# GOAL OF THE EXERCISE
Return only the lines from the top of the data down to the one that holds "fig = plt.figure(figsize=(10.43, 4.83), dpi=100)", both included, without any pictures.

(Figure scripts)
* begin *

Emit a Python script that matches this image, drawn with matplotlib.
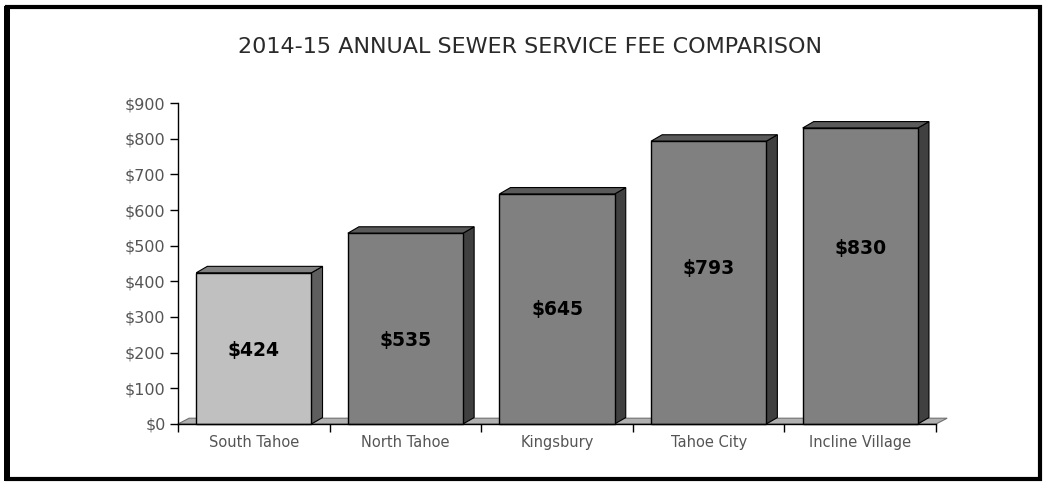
import matplotlib
matplotlib.use("Agg")
import matplotlib.pyplot as plt
from matplotlib.patches import Polygon, Rectangle

title = "2014-15 ANNUAL SEWER SERVICE FEE COMPARISON"
districts = ["South Tahoe", "North Tahoe", "Kingsbury", "Tahoe City", "Incline Village"]
fees = [424, 535, 645, 793, 830]
fee_labels = ["$424", "$535", "$645", "$793", "$830"]
label_y = [207, 233, 322, 437, 491]
yticks = [0, 100, 200, 300, 400, 500, 600, 700, 800, 900]
ytick_labels = ["$0", "$100", "$200", "$300", "$400", "$500", "$600", "$700", "$800", "$900"]

face_cols = ["#c0c0c0", "#808080", "#808080", "#808080", "#808080"]
side_cols = ["#5e5e5e", "#404040", "#404040", "#404040", "#404040"]
top_cols = ["#808080", "#5a5a5a", "#5a5a5a", "#5a5a5a", "#5a5a5a"]

plt.rcParams['font.family'] = ['DejaVu Sans']

fig = plt.figure(figsize=(10.43, 4.83), dpi=100)

# outer frame, left side drawn heavier like the original
fig.patches.append(Rectangle((0.007, 0.008), 0.99, 0.978, transform=fig.transFigure,
                             fill=False, edgecolor="black", linewidth=3.0))
fig.patches.append(Rectangle((0.004, 0.004), 0.006, 0.984, transform=fig.transFigure,
                             facecolor="black", edgecolor="none"))

fig.text(0.508, 0.902, title, ha="center", va="center", fontsize=16, color="#2a2a2a")

ax = fig.add_axes([0.1707, 0.1222, 0.7268, 0.6645])
ax.set_xlim(-0.5, 4.5)
ax.set_ylim(0, 900)

w = 0.76
dx = 0.073  # depth in category units
dy = 18     # depth in dollars

# floor
fl = Polygon([(-0.5, 0), (4.5, 0), (4.5 + dx, dy * 0.9), (-0.5 + dx, dy * 0.9)],
             closed=True, facecolor="#b0b0b0", edgecolor="#707070", linewidth=0.8,
             clip_on=False, zorder=1)
ax.add_patch(fl)

for i, v in enumerate(fees):
    x0 = i - w / 2
    x1 = i + w / 2
    side = Polygon([(x1, 0), (x1 + dx, dy), (x1 + dx, v + dy), (x1, v)], closed=True,
                   facecolor=side_cols[i], edgecolor="black", linewidth=0.8, zorder=2, clip_on=False)
    top = Polygon([(x0, v), (x0 + dx, v + dy), (x1 + dx, v + dy), (x1, v)], closed=True,
                  facecolor=top_cols[i], edgecolor="black", linewidth=0.8, zorder=2, clip_on=False)
    front = Rectangle((x0, 0), w, v, facecolor=face_cols[i], edgecolor="black",
                      linewidth=1.0, zorder=3, clip_on=False)
    ax.add_patch(side)
    ax.add_patch(top)
    ax.add_patch(front)
    ax.text(i, label_y[i], fee_labels[i], ha="center", va="center", fontsize=13.5,
            fontweight="bold", color="black", zorder=4)

for s in ["top", "right"]:
    ax.spines[s].set_visible(False)
ax.spines["left"].set_linewidth(1.0)
ax.spines["bottom"].set_linewidth(1.0)
ax.spines["left"].set_zorder(5)
ax.spines["bottom"].set_zorder(5)

ax.set_yticks(yticks)
ax.set_yticklabels(ytick_labels, fontsize=11.5, color="#555555")
ax.tick_params(axis="y", direction="out", length=6, width=1, pad=3)

ax.set_xticks([-0.5, 0.5, 1.5, 2.5, 3.5, 4.5])
ax.set_xticklabels([])
ax.set_xticks(range(len(districts)), minor=True)
ax.set_xticklabels(districts, minor=True, fontsize=10.5, color="#555555")
ax.tick_params(axis="x", which="major", direction="out", length=6, width=1)
ax.tick_params(axis="x", which="minor", length=0, pad=8)

fig.savefig("out.png", dpi=100)
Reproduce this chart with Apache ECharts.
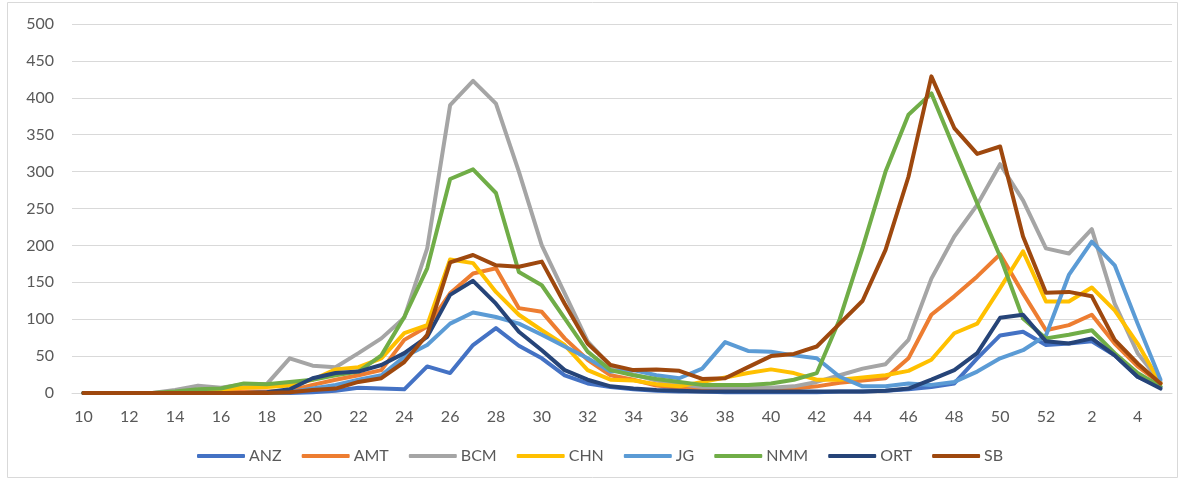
<!DOCTYPE html>
<html>
<head>
<meta charset="utf-8">
<script src="https://cdn.jsdelivr.net/npm/echarts@6/dist/echarts.min.js"></script>
<style>
html,body{margin:0;padding:0;background:#fff;}
#chart{width:1185px;height:480px;}
</style>
</head>
<body>
<div id="chart"></div>
<script>
// Categories: ISO weeks 10..52, then 1..5
const weeks = [10,11,12,13,14,15,16,17,18,19,20,21,22,23,24,25,26,27,28,29,30,31,32,33,34,35,36,37,38,39,40,41,42,43,44,45,46,47,48,49,50,51,52,1,2,3,4,5];

const ANZ = [0,0,0,0,0,0,0,0,0,0,1,3,7,6,5,36,27,65,88,64,47,24,13,8,5,3,2,2,1,1,1,1,1,2,2,3,5,8,13,47,78,83,65,67,70,51,22,8];
const AMT = [0,0,0,0,0,0,1,2,2,3,11,18,24,31,72,90,135,162,169,115,110,74,45,24,18,10,7,5,4,4,4,6,9,14,17,20,47,106,131,158,188,135,85,92,106,67,36,13];
const BCM = [0,0,0,0,4,10,7,12,12,47,37,35,54,74,102,196,390,423,392,300,200,135,70,36,25,17,12,8,7,7,7,9,15,24,33,39,72,155,212,255,310,261,196,189,222,121,54,15];
const CHN = [0,0,0,0,0,3,5,7,8,10,18,32,35,47,81,92,181,176,137,106,85,65,31,18,17,12,9,15,21,27,32,27,18,18,21,24,30,45,81,94,142,192,124,124,143,112,67,13];
const JG  = [0,0,0,0,0,0,0,0,0,1,6,11,18,24,49,65,94,109,103,94,79,63,47,29,31,24,20,33,69,57,56,51,47,22,9,9,13,11,15,29,47,58,78,160,205,173,94,18];
const NMM = [0,0,0,0,2,5,6,13,12,15,18,24,29,51,103,169,290,303,271,164,146,101,56,31,24,19,15,11,11,11,13,18,27,100,197,300,377,406,331,257,185,101,74,79,85,54,27,9];
const ORT = [0,0,0,0,0,0,0,0,1,5,20,27,29,38,54,76,133,152,121,83,58,31,18,9,6,4,3,2,2,2,2,2,2,2,2,3,6,18,31,54,102,106,70,67,74,51,22,6];
const SB  = [0,0,0,0,0,0,0,0,0,1,4,6,15,20,42,79,177,187,173,171,178,121,67,38,31,32,30,19,20,35,50,53,63,94,125,194,293,429,359,324,334,212,136,137,131,72,40,13];

const yTicks = {min: 0, max: 500, step: 50};

const seriesNames = ['ANZ','AMT','BCM','CHN','JG','NMM','ORT','SB'];
const seriesData = [ANZ, AMT, BCM, CHN, JG, NMM, ORT, SB];
const colors = ['#4472C4','#ED7D31','#A5A5A5','#FFC000','#5B9BD5','#70AD47','#264478','#9E480E'];

const FONT = 'Lato, "Open Sans", sans-serif';
const chart = echarts.init(document.getElementById('chart'), null, {renderer: 'canvas'});
chart.setOption({
  animation: false,
  color: colors,
  graphic: [{
    type: 'rect',
    shape: {x: 7.5, y: 2.5, width: 1170, height: 475},
    style: {fill: 'none', stroke: '#D9D9D9', lineWidth: 1},
    silent: true
  }],
  grid: {left: 72, right: 13, top: 24, bottom: 87, containLabel: false},
  legend: {
    left: 192,
    bottom: 11,
    icon: 'roundRect',
    itemWidth: 48,
    itemHeight: 4,
    itemGap: 20,
    textStyle: {color: '#595959', fontSize: 16, fontFamily: FONT, padding: [0,0,0,-1]},
    data: seriesNames
  },
  xAxis: {
    type: 'category',
    data: weeks,
    boundaryGap: true,
    axisLine: {show: true, lineStyle: {color: '#D9D9D9', width: 1}},
    axisTick: {show: false},
    axisLabel: {interval: 1, color: '#595959', fontSize: 16, fontFamily: FONT, margin: 16},
    splitLine: {show: false}
  },
  yAxis: {
    type: 'value',
    min: yTicks.min,
    max: yTicks.max,
    interval: yTicks.step,
    axisLine: {show: false},
    axisTick: {show: false},
    axisLabel: {color: '#595959', fontSize: 16, fontFamily: FONT, margin: 18},
    splitLine: {lineStyle: {color: '#D9D9D9', width: 1}}
  },
  series: seriesNames.map((n, i) => ({
    name: n,
    type: 'line',
    data: seriesData[i],
    showSymbol: false,
    symbol: 'none',
    smooth: false,
    lineStyle: {width: 4, color: colors[i], cap: 'round', join: 'round'},
    emphasis: {disabled: true}
  }))
});
</script>
</body>
</html>
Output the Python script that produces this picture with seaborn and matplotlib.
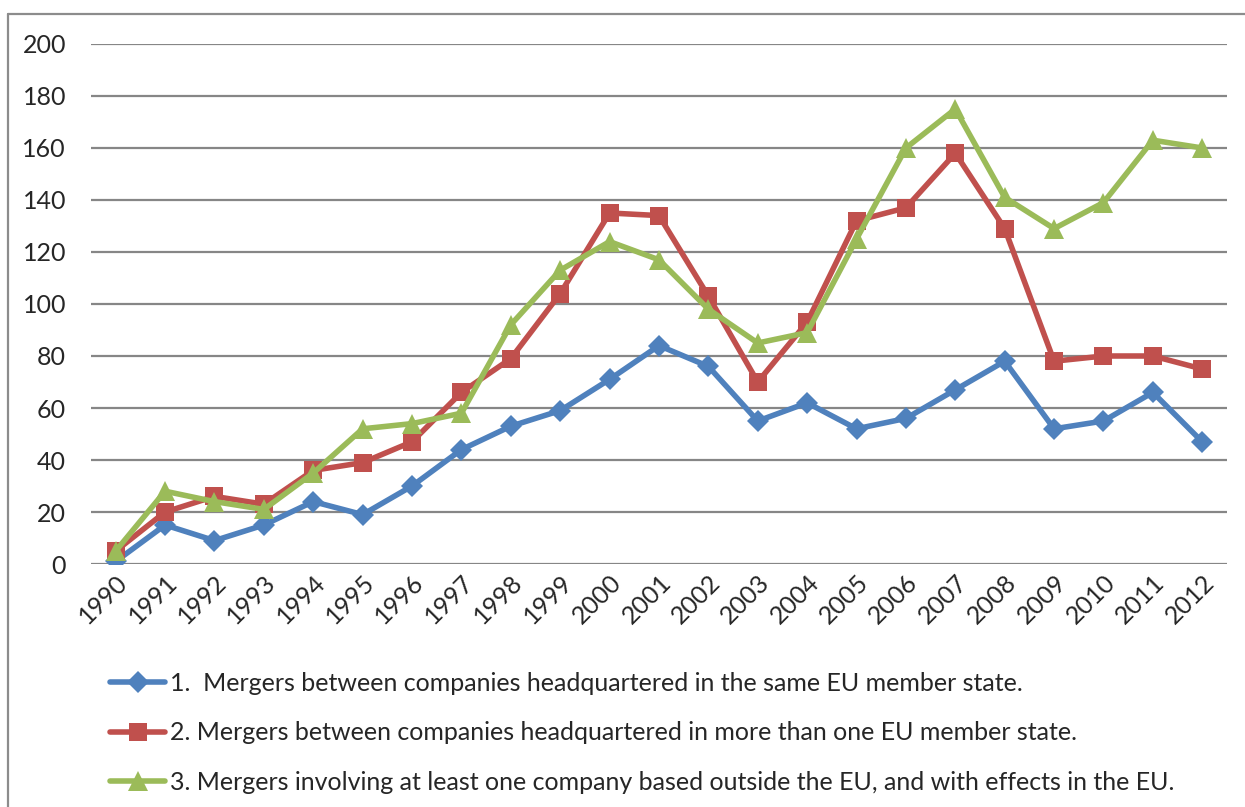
import pandas as pd
import seaborn as sns
import matplotlib.pyplot as plt
from matplotlib.lines import Line2D

years = list(range(1990, 2013))
same_state = [1, 15, 9, 15, 24, 19, 30, 44, 53, 59, 71, 84, 76, 55, 62, 52, 56, 67, 78, 52, 55, 66, 47]
multi_state = [5, 20, 26, 23, 36, 39, 47, 66, 79, 104, 135, 134, 103, 70, 93, 132, 137, 158, 129, 78, 80, 80, 75]
outside_eu = [5, 28, 24, 21, 35, 52, 54, 58, 92, 113, 124, 117, 98, 85, 89, 125, 160, 175, 141, 129, 139, 163, 160]

labels = [
    "1.  Mergers between companies headquartered in the same EU member state.",
    "2. Mergers between companies headquartered in more than one EU member state.",
    "3. Mergers involving at least one company based outside the EU, and with effects in the EU.",
]
colors = ["#4F81BD", "#C0504D", "#9BBB59"]
markers = ["D", "s", "^"]
msizes = [11, 13, 15]

df = pd.DataFrame({"year": years * 3,
                   "value": same_state + multi_state + outside_eu,
                   "series": [labels[0]] * 23 + [labels[1]] * 23 + [labels[2]] * 23})

sns.set_style("white")
plt.rcParams["font.family"] = ["Lato", "DejaVu Sans"]

fig = plt.figure(figsize=(12.45, 8.07), dpi=100)
ax = fig.add_axes([0.0731, 0.3011, 0.9124, 0.6444])

for lab, c, m, ms in zip(labels, colors, markers, msizes):
    sub = df[df.series == lab]
    sns.lineplot(data=sub, x="year", y="value", ax=ax, color=c, marker=m,
                 markersize=ms, markeredgewidth=0, linewidth=4, legend=False)

ax.set_xlim(1989.5, 2012.5)
ax.set_ylim(0, 200)
ax.set_yticks(range(0, 201, 20))
ax.set_xticks(years)
ax.set_xticklabels([str(y) for y in years], rotation=45, ha="right",
                   rotation_mode="anchor", fontsize=18)
ax.tick_params(axis="y", labelsize=18, pad=18, length=0)
ax.tick_params(axis="x", pad=5, length=0)
ax.yaxis.grid(True, color="#868686", linewidth=1.6)
ax.set_axisbelow(True)
for s in ax.spines.values():
    s.set_visible(False)
ax.set_xlabel("")
ax.set_ylabel("")

handles = [Line2D([], [], color=c, marker=m, markersize=ms, markeredgewidth=0, linewidth=4)
           for c, m, ms in zip(colors, markers, msizes)]
fig.legend(handles, labels, loc="upper left", bbox_to_anchor=(0.0884, 0.167),
           frameon=False, fontsize=18, handlelength=2.2, handletextpad=0.2,
           labelspacing=1.05, borderaxespad=0, borderpad=0)

# outer chart frame (left and top edges visible)
fig.add_artist(Line2D([0.0066, 0.0066], [0, 0.9827], color="#8c8c8c", linewidth=1.6,
                      transform=fig.transFigure))
fig.add_artist(Line2D([0.0066, 1.0], [0.9827, 0.9827], color="#8c8c8c", linewidth=1.6,
                      transform=fig.transFigure))

fig.savefig("out.png", dpi=100)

* end *

# IN RESPONSE
Emit a Python script that matches this image, drawn with matplotlib.
import matplotlib
matplotlib.use("Agg")
import matplotlib.pyplot as plt
from matplotlib.patches import Polygon, Rectangle

title = "2014-15 ANNUAL SEWER SERVICE FEE COMPARISON"
districts = ["South Tahoe", "North Tahoe", "Kingsbury", "Tahoe City", "Incline Village"]
fees = [424, 535, 645, 793, 830]
fee_labels = ["$424", "$535", "$645", "$793", "$830"]
label_y = [207, 233, 322, 437, 491]
yticks = [0, 100, 200, 300, 400, 500, 600, 700, 800, 900]
ytick_labels = ["$0", "$100", "$200", "$300", "$400", "$500", "$600", "$700", "$800", "$900"]

face_cols = ["#c0c0c0", "#808080", "#808080", "#808080", "#808080"]
side_cols = ["#5e5e5e", "#404040", "#404040", "#404040", "#404040"]
top_cols = ["#808080", "#5a5a5a", "#5a5a5a", "#5a5a5a", "#5a5a5a"]

plt.rcParams['font.family'] = ['DejaVu Sans']

fig = plt.figure(figsize=(10.43, 4.83), dpi=100)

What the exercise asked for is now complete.